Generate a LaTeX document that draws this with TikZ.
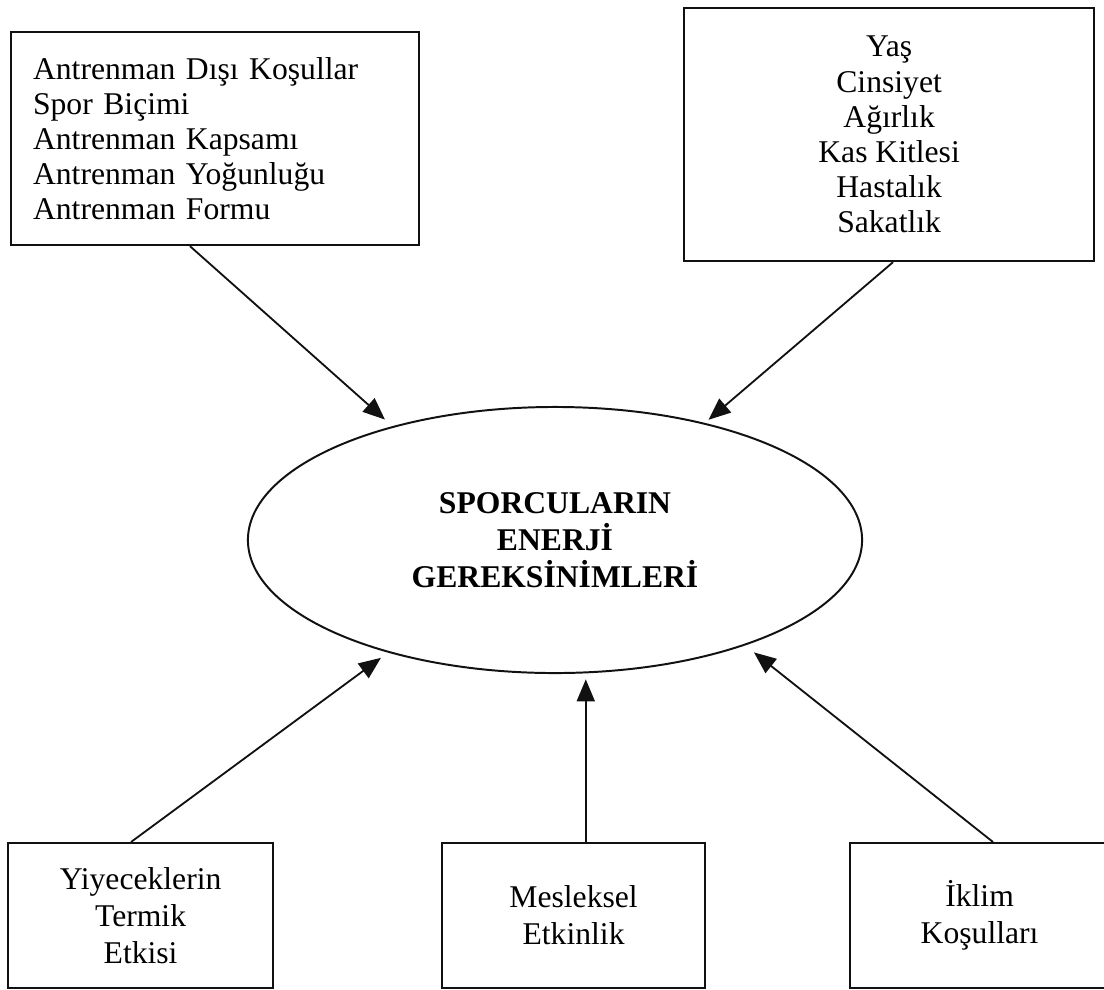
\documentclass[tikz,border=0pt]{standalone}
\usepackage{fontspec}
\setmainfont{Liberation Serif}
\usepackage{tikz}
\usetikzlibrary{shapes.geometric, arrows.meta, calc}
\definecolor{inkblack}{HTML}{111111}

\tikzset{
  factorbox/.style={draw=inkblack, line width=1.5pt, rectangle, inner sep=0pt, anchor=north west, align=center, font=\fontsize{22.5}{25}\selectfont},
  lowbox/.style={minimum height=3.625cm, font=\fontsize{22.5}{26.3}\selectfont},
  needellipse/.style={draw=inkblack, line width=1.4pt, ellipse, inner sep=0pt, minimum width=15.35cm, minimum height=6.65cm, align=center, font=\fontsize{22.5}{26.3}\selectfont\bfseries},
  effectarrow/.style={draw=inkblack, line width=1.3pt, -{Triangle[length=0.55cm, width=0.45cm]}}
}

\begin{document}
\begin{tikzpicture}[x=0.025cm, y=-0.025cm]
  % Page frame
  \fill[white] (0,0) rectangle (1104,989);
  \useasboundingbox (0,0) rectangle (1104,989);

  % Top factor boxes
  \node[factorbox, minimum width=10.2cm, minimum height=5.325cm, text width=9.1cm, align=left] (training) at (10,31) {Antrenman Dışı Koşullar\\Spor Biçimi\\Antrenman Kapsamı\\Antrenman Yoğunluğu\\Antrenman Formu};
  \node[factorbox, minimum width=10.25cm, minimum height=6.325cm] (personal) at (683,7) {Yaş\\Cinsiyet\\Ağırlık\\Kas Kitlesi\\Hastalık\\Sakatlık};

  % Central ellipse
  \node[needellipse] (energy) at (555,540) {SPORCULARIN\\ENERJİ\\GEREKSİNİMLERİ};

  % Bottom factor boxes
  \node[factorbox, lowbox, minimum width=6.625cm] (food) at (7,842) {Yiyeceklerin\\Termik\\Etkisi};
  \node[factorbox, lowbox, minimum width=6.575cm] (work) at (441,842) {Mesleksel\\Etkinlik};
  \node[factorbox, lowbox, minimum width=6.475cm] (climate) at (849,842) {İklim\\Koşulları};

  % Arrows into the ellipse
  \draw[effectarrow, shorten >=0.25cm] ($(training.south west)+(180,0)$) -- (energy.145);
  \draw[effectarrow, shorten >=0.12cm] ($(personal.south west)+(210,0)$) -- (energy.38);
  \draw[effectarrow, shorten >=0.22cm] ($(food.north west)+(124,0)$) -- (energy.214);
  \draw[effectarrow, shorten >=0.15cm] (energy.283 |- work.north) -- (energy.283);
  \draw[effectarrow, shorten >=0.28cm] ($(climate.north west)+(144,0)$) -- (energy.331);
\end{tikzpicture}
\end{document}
|---|
→ **Work to do**: Extract, word for word, each line from the top of the data down to and including the line with "(energy) at (555,540)"; skip the pictures.

→ **Full output**:
Generate a LaTeX document that draws this with TikZ.
\documentclass[tikz,border=0pt]{standalone}
\usepackage{fontspec}
\setmainfont{Liberation Serif}
\usepackage{tikz}
\usetikzlibrary{shapes.geometric, arrows.meta, calc}
\definecolor{inkblack}{HTML}{111111}

\tikzset{
  factorbox/.style={draw=inkblack, line width=1.5pt, rectangle, inner sep=0pt, anchor=north west, align=center, font=\fontsize{22.5}{25}\selectfont},
  lowbox/.style={minimum height=3.625cm, font=\fontsize{22.5}{26.3}\selectfont},
  needellipse/.style={draw=inkblack, line width=1.4pt, ellipse, inner sep=0pt, minimum width=15.35cm, minimum height=6.65cm, align=center, font=\fontsize{22.5}{26.3}\selectfont\bfseries},
  effectarrow/.style={draw=inkblack, line width=1.3pt, -{Triangle[length=0.55cm, width=0.45cm]}}
}

\begin{document}
\begin{tikzpicture}[x=0.025cm, y=-0.025cm]
  % Page frame
  \fill[white] (0,0) rectangle (1104,989);
  \useasboundingbox (0,0) rectangle (1104,989);

  % Top factor boxes
  \node[factorbox, minimum width=10.2cm, minimum height=5.325cm, text width=9.1cm, align=left] (training) at (10,31) {Antrenman Dışı Koşullar\\Spor Biçimi\\Antrenman Kapsamı\\Antrenman Yoğunluğu\\Antrenman Formu};
  \node[factorbox, minimum width=10.25cm, minimum height=6.325cm] (personal) at (683,7) {Yaş\\Cinsiyet\\Ağırlık\\Kas Kitlesi\\Hastalık\\Sakatlık};

  % Central ellipse
  \node[needellipse] (energy) at (555,540) {SPORCULARIN\\ENERJİ\\GEREKSİNİMLERİ};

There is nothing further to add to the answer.